Похоже на то, что схваченный разведчик подружился с другим заключенным, палестинским арабом, ждавшим со дня на день освобождения. Бокай смекнул, что тот — его единственный шанс передать весточку на волю, и написал своим командирам письмо, которое вручил новому другу с просьбой каким-то образом переправить его в Израиль. Так, во всяком случае, это выглядит. Не исключено и даже вероятно, что в написании и в отправке письма участвовали те, кто поймал парня.
В тексте есть загадки: то, что Бокай, сознавшийся, что его забрасывали для шпионажа, продолжает использовать псевдоним; то, что псевдоним, которым он, судя по сообщению иорданской газеты, назвался, оказался не тем, который предполагала его легенда прикрытия; наконец, то, что рядом с этим вымышленным именем он приписывает истинное название своего секретного разведывательного подразделения. Некоторые места в письме звучат отчетливо по-мусульмански. Бокай начинает фразой «Во имя Аллаха, милостивого и милосердного» — традиционным зачином исламских текстов, дальше желает мира «всем правоверным» — так мусульмане называют самих себя. В иудаизме эта фраза — редкость. Вряд ли мы когда-нибудь узнаем, при каких обстоятельствах писалось все же это письмо.

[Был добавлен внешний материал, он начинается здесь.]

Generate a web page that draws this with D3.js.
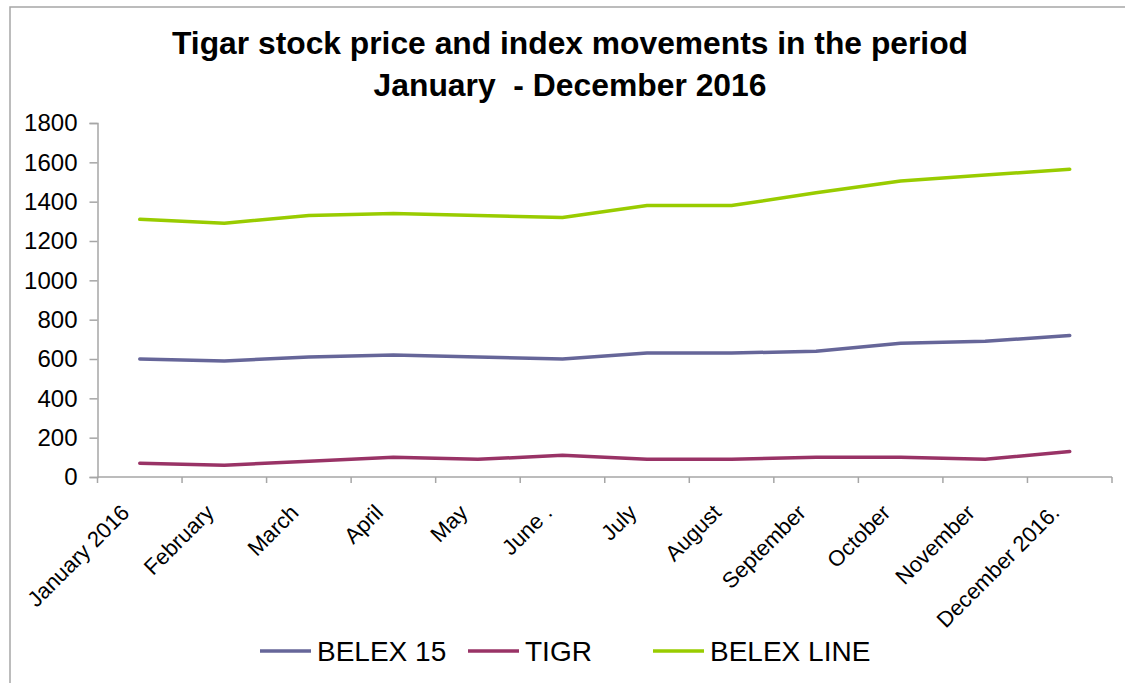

Заключенный обращается к учителю Саману. Начав с пространных приветствий и благословений в высоком арабском стиле, в том числе с «тысяч поцелуев и добрых пожеланий», он переходит к сути:
Пожелай я выплеснуть все, что накопилось у меня на сердце, не хватило бы всей бумаги в мире, чтобы выразить мою тоску по всем вам и по родине.
Брат! Я пишу эти строки из тюрьмы в Аммане, и руки у меня дрожат — так я по всем вам скучаю. Знай, моя совесть и сердце принадлежат вам, и так будет до тех пор, пока я останусь жить в этом темном мире.
Видимо, Бокай намекает, что он больше никого не предал. Насколько известно, так оно и было.
С меня довольно того зла, которое я встречаю изо дня в день, довольно жизни в страданиях, душевной пытки, бесчеловечного обращения.
Брат! Должен сообщить тебе, что суд приговорил меня к повешению. Я сижу и жду исполнения приговора. Мои условия ужасные, я закован в железные цепи, весящие больше двух руталов[10]. Моя пища — только хлеб и вода; глаза мои не смыкались во сне со дня моего пленения.
В моем сердце, в моих мыслях нет никакого зла, и я продолжаю говорить, что задание шло хорошо и лишь некоторые мелочи привели к провалу. Я считаю, что человек, которого я назвал перед уходом, — это тот, кто сообщил обо мне и заманил в ловушку. Если я переживу это и вернусь к вам, то мы больше поговорим об этом, если будет на то воля Всевышнего.